How can any such substitution in a diophantine equation be possible?

Question

I saw this question and I do not understand the logic behind the $n$ substitution. Is it possible to substitute $x$ and $y$ with anything? If that is the case then you might is well have substituted $x$ and $y$ with something simpler, which still could factorized into a cube.

Answer 1

The question was "prove that $x^2+y^2=z^3$ has infinite non-trivial solutions".

One of the ways to prove such a thing is to prove that there is a family of solutions that derive from an identity.

In this case, the solution comes from finding that for every $n$ it holds $$ (n^3-3n)^2+(3n^2-1)^2=(n^2+1)^3\,. $$

Probably this is not the only family of solutions.

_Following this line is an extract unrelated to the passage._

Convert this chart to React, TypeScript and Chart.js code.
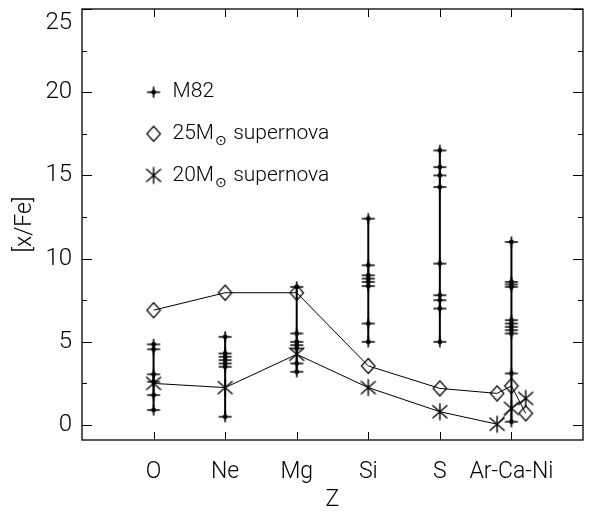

But it is enough to prove that there are infinite solutions.

If your task was to find some polynomials in $n$ such that $p(n)^2+q(n)^2=r(n)^3$, the first thing you notice is that the degrees must match, and since the least common multiple of $2$ and $3$ is 6, then the simplest possible solution is when $r(n)$ is a quadratic polynomial and $p(n)$ and/or $q(n)$ is cubic.

Indeed, since the leading coefficients of $p(n)^2$ and $q(n)^2$ are both positive (because of the squaring) the degree of $p(n)^2+q(n)^2$ can't be smaller than twice the maximal degree between $p(n)$ and $q(n)$, because the leading monomials cannot cancel out.

This means that you can't have $r(n)$ linear and select two quadratic $p(n)$ and $r(n)$ such that $p(n)^2+q(n)^2$ magically is a cubic polynomial.

So, given the constraints on the degrees, I don't think there are simpler family of solutions.